**REQUIREMENTS:**
From the entries provided below, copy each line that contains the word "this".

**MATERIAL FOR THE TASK:**

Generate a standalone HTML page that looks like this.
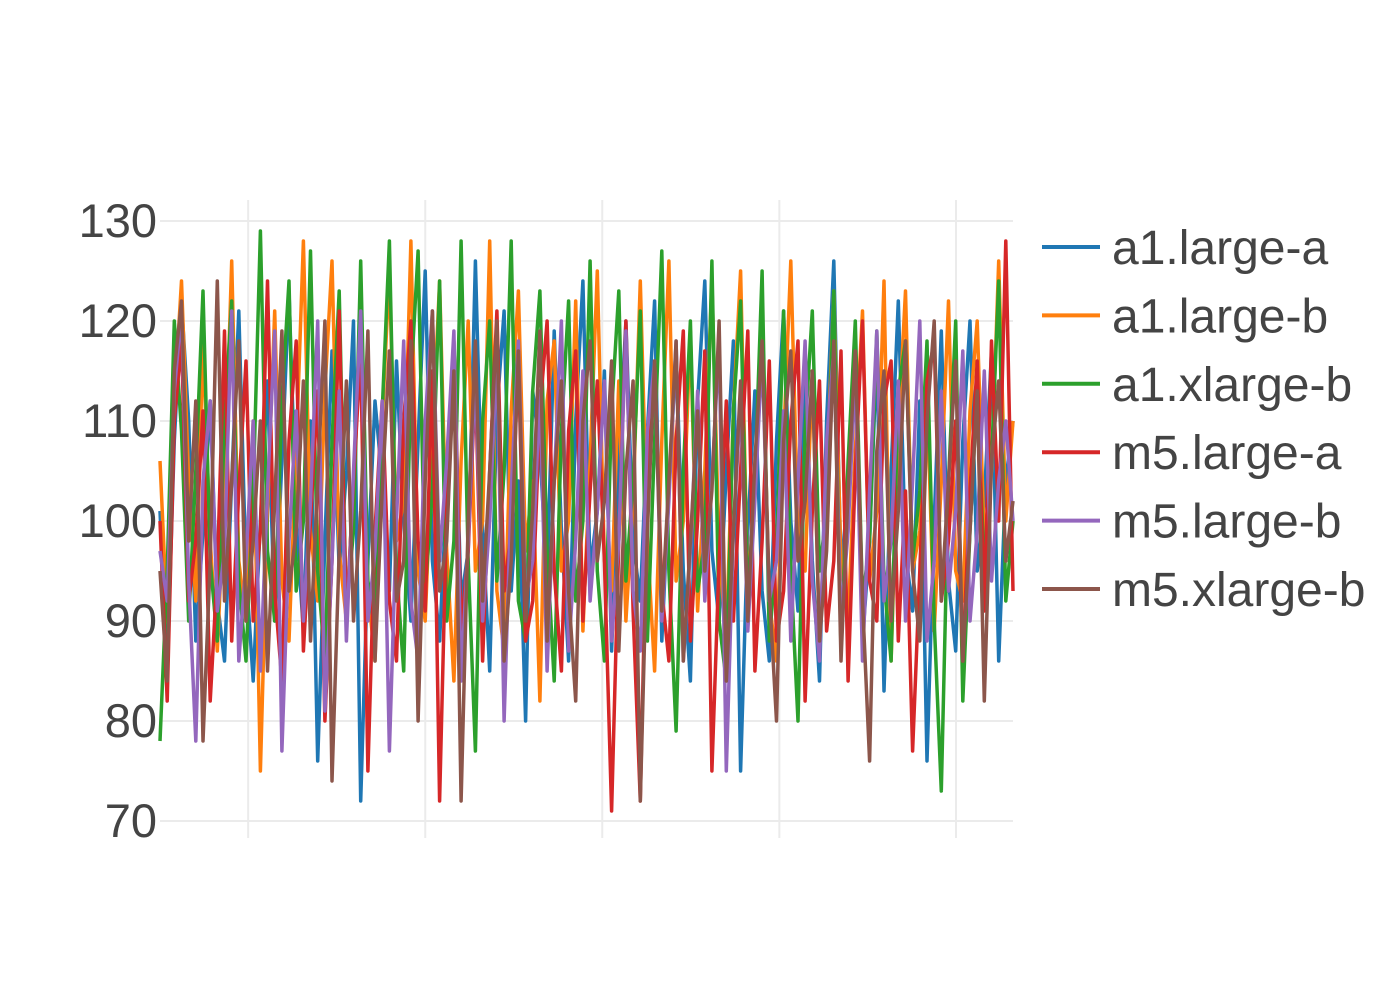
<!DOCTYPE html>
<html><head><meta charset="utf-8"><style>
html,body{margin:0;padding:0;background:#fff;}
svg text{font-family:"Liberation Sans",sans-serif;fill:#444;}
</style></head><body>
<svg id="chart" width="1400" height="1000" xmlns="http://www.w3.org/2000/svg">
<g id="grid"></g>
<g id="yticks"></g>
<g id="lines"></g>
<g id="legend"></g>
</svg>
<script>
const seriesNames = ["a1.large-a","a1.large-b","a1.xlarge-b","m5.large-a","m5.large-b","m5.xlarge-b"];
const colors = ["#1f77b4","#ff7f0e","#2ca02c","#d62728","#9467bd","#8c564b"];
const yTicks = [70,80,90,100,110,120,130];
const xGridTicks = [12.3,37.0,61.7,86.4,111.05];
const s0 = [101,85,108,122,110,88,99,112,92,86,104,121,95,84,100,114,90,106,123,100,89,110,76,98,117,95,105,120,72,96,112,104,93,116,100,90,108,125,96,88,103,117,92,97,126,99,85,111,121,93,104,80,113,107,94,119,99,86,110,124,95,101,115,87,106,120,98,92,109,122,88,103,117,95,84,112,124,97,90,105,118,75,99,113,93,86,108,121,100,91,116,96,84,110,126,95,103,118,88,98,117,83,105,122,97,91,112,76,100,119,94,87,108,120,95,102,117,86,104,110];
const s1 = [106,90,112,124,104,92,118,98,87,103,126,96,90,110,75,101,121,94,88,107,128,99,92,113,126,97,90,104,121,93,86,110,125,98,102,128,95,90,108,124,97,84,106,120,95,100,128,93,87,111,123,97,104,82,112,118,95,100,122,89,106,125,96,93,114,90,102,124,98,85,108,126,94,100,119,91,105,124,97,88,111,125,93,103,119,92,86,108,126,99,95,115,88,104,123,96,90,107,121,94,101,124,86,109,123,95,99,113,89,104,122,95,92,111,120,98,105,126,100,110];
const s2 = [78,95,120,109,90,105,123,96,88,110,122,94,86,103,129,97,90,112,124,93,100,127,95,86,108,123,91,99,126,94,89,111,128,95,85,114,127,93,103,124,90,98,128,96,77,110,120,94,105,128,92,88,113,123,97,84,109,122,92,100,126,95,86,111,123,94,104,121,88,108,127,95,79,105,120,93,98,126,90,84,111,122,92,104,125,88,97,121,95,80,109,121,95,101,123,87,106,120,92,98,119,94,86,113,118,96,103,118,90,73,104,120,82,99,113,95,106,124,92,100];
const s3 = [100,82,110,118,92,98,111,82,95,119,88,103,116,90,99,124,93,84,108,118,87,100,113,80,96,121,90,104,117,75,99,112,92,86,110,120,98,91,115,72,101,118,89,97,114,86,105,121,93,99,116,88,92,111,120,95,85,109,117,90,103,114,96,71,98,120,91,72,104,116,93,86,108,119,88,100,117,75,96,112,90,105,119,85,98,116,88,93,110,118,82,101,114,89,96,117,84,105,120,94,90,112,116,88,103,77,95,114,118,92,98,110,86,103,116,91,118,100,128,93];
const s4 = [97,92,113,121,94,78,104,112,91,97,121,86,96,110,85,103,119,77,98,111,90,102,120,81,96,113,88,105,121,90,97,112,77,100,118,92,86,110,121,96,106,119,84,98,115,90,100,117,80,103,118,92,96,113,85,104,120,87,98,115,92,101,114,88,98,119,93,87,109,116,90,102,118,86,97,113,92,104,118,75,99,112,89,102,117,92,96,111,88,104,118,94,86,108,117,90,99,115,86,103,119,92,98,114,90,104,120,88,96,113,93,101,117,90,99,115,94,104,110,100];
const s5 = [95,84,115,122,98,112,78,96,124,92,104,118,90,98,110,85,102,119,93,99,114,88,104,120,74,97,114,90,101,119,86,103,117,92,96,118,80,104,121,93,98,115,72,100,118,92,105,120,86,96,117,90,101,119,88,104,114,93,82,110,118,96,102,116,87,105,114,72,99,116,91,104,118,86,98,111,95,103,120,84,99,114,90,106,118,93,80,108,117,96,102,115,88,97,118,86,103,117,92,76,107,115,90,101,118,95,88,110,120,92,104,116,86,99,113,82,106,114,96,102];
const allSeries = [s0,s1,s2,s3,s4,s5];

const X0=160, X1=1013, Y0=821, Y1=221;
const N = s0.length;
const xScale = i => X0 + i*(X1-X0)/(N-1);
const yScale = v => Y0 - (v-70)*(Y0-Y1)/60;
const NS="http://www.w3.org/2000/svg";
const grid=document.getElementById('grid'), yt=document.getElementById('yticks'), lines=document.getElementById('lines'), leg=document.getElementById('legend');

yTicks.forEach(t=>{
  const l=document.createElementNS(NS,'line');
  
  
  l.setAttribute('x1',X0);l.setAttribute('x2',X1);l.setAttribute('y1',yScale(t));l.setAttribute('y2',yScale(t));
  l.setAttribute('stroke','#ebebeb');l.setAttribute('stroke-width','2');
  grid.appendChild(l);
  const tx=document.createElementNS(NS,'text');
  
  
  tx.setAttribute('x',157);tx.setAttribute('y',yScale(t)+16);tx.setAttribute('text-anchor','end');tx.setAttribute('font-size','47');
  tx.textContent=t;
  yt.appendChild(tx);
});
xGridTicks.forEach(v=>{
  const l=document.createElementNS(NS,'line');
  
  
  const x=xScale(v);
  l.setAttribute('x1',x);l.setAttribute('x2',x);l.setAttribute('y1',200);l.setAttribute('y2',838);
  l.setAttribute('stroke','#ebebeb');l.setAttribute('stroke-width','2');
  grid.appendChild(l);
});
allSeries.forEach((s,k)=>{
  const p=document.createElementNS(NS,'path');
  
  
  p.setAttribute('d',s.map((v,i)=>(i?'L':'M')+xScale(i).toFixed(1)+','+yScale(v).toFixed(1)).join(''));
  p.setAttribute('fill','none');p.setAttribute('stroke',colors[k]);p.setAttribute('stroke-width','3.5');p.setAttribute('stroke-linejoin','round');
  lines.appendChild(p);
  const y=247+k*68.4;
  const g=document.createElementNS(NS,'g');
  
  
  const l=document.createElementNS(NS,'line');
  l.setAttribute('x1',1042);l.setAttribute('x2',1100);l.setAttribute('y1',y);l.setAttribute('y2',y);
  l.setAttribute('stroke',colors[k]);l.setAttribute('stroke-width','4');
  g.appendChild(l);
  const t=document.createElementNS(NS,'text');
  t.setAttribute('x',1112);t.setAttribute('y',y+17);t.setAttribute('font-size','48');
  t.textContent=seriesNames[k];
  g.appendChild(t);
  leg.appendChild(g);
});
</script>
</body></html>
* * *
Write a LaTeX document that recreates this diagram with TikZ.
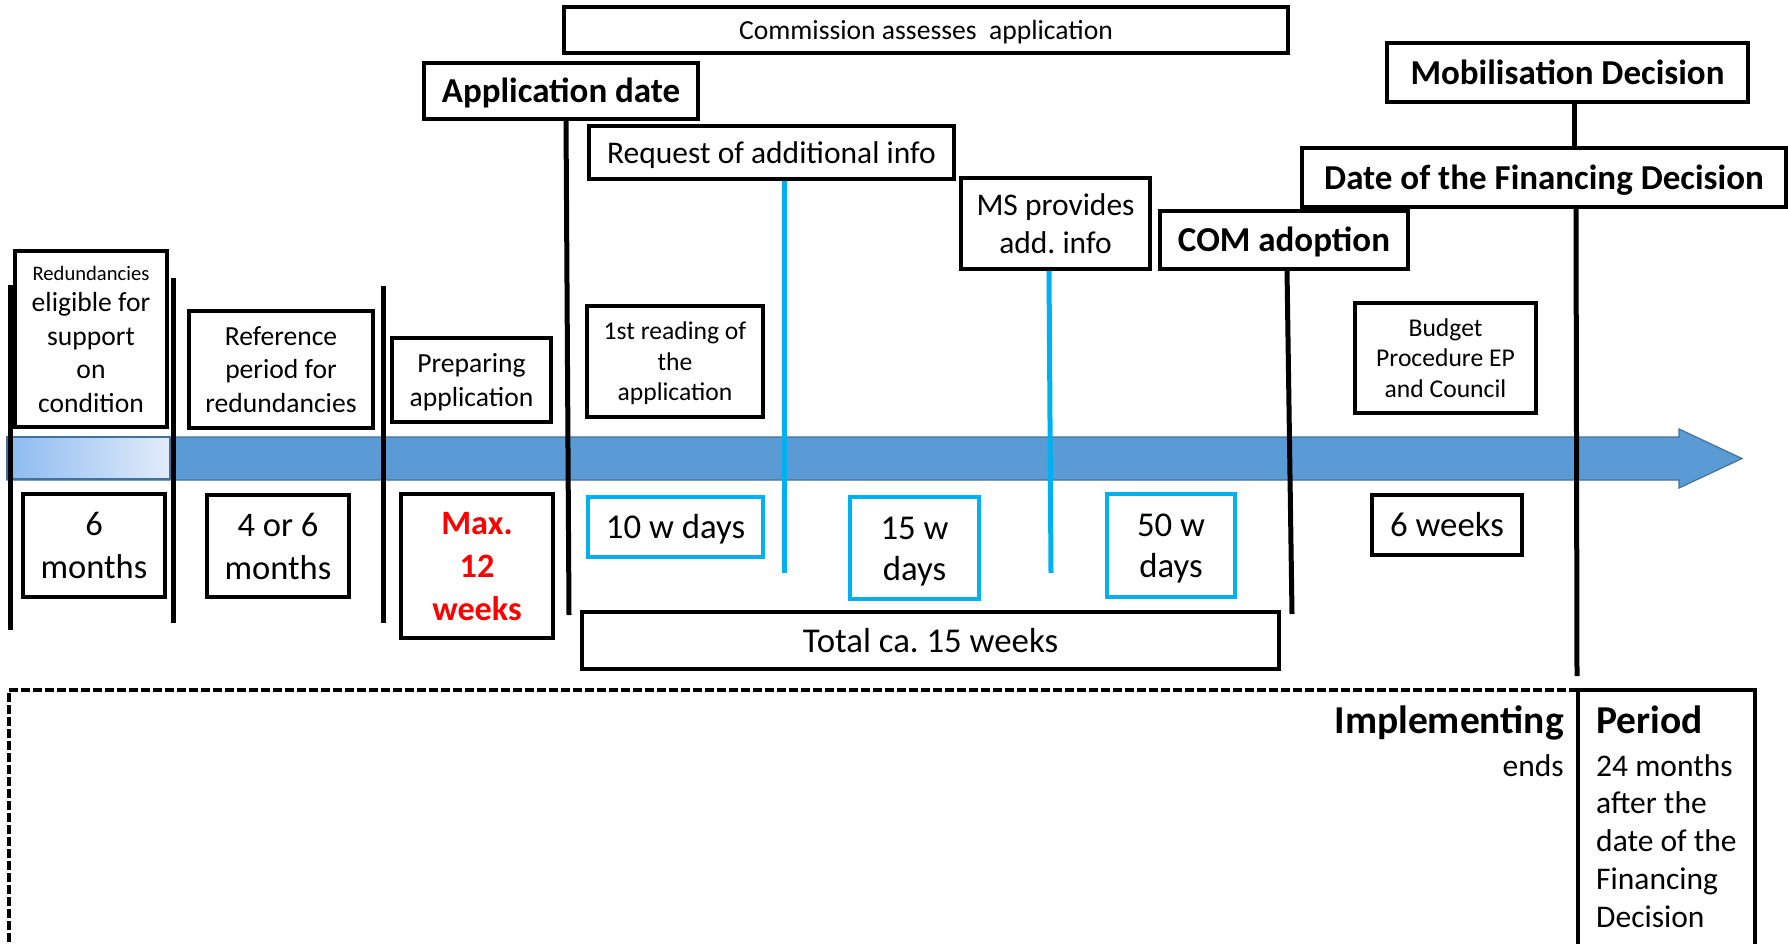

**EXPECTED ANSWER:**
Generate a standalone HTML page that looks like this.
Write a LaTeX document that recreates this diagram with TikZ.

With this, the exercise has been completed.